Monitoring progress is significant for a variety of reasons, which include affording parents and citizens accountability and information on the quality of an educational system. Measuring change over time is challenging, with some studies finding less predictive validity for interim measurements throughout the year (Petscher, Cummings, Biancarosa, & Fien, 2013) while others show the value of interim monitoring for predicting future performance (Safer & Fleischman, 2005; Scherman, 2007). Identifying ways to monitor performance is of utmost importance, and finding ways in which to do so accurately even more so (Bercher, 2012; Scherman, 2007). Proponents of external assessments, as well as critics of such systems, have, for decades, argued about the value of monitoring (Popham, 1987). This raises a key question about the value attached to the monitoring system, as learners, teachers, schools, or external agents may perceive its significance in various ways (Williams & Ryan, 2000). The impact of the assessments will, however, be determined by the nature of the feedback and the manner in which the results are used to inform the schooling system (Lyon, Gettman, Roberts, & Shaw, 2015; Stecker & Fuchs, 2000; Van Acker, 2002). A balanced and fair perspective is needed of the role that monitoring assessments play in the schooling system and the value attached to them.

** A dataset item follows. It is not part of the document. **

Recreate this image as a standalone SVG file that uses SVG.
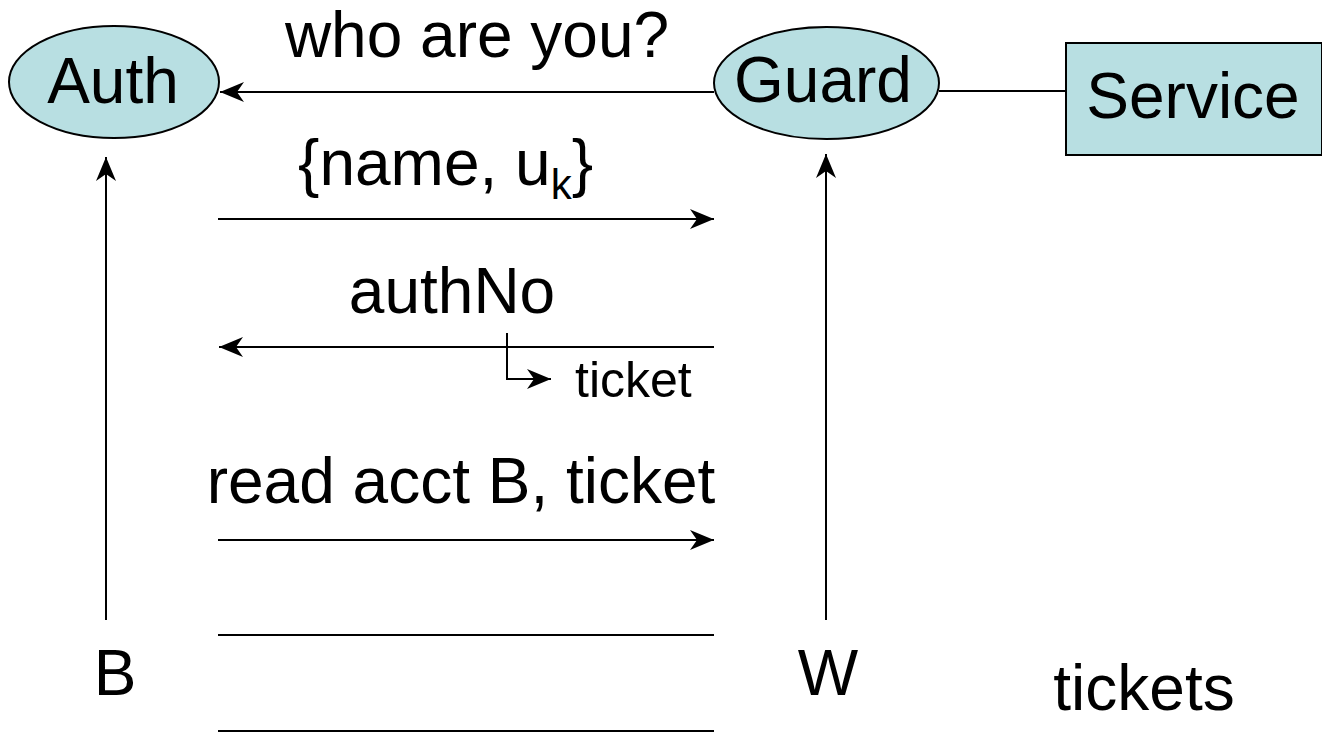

For this study, an association of independent high schools, with an external funder, requested the development of a monitoring system to determine the level of teaching and learning across a group of schools. The testing system was intended to serve as an accountability system but had an added advantage in that it was specifically designed to give feedback on performance to schools, teachers, and learners. The English Additional Language, Mathematics and Natural Science assessment instruments were designed, piloted, and refined, to be administered at the end of each year to all learners in Grades 8–11. Upon further discussion, it was determined that tracking learner progression should be an additional aim of the monitoring system. Anchor items were designed for the three subjects to link the grades (8–11) and monitor learning progression. The schools recruit from low resourced communities and low functioning schools, focusing on learners who have the potential to perform better if placed in a resource-rich environment. The medium of instruction at the schools is English but as learners are not English Home Language speakers, English as an additional language is offered for learners to acquire and develop the English language skills necessary for learning. This context has made it crucial to track learner progression, to ascertain whether the schools have made a difference beyond that of expected development, and the level of development that could have been expected if learners had remained in their previous educational environments.

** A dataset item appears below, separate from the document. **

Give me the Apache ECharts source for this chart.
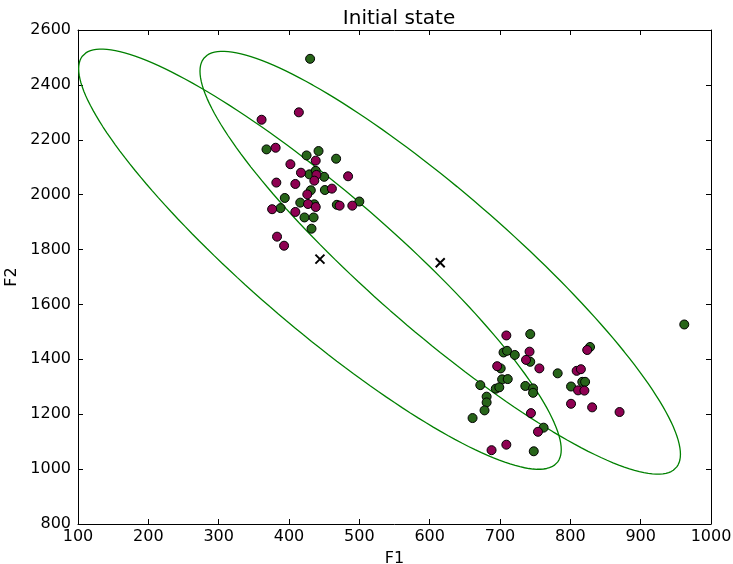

During the progression of the study, the researchers became critically aware of the challenges of monitoring learning progression, especially in the case of language development as a medium for learning in second language speakers. The design of the tests presented both measurement and conceptual challenges. One of these challenges was tracking learning progression in a subject such as English Additional Language, when the processes of language development are so integrated, complex, and varied. Another difficulty was measuring learners in the same frame from year to year, so that measurement is done consistently despite the fact that learners have changed within that year (developed into new versions of themselves). Learners constantly develop and change, and therefore one cannot assume that using the same items would result in measuring the same persons in the same way. This study examined and compared anchor items in the Grade 8 and Grade 9 English language comprehension assessments, both the total scores of the anchor items and the scores of the individual anchor items. Parametric and non-parametric statistical tests, as well as the Rasch Partial Credit Model, were applied to address the following research questions: (1) To what extent does each anchor item contribute to tracking/monitoring progression? (2) How can the Rasch Measurement Model be used to more accurately monitor learning progression and report results?

Method

Participants

Schools in the association are found in rural Limpopo, near Durban in Kwa-Zulu Natal, two schools near Cape Town and three schools in Gauteng located in or near informal settlements. All seven schools were included in the study which meant that all learners participated; therefore, the full population was assessed. As the schools follow a unique implementation of the curriculum, and is structured differently in terms of smaller class size, providing Saturday and holiday classes resulting in a more intensive focus on academic achievement, the learners are considered to be a specific population with unique characteristics.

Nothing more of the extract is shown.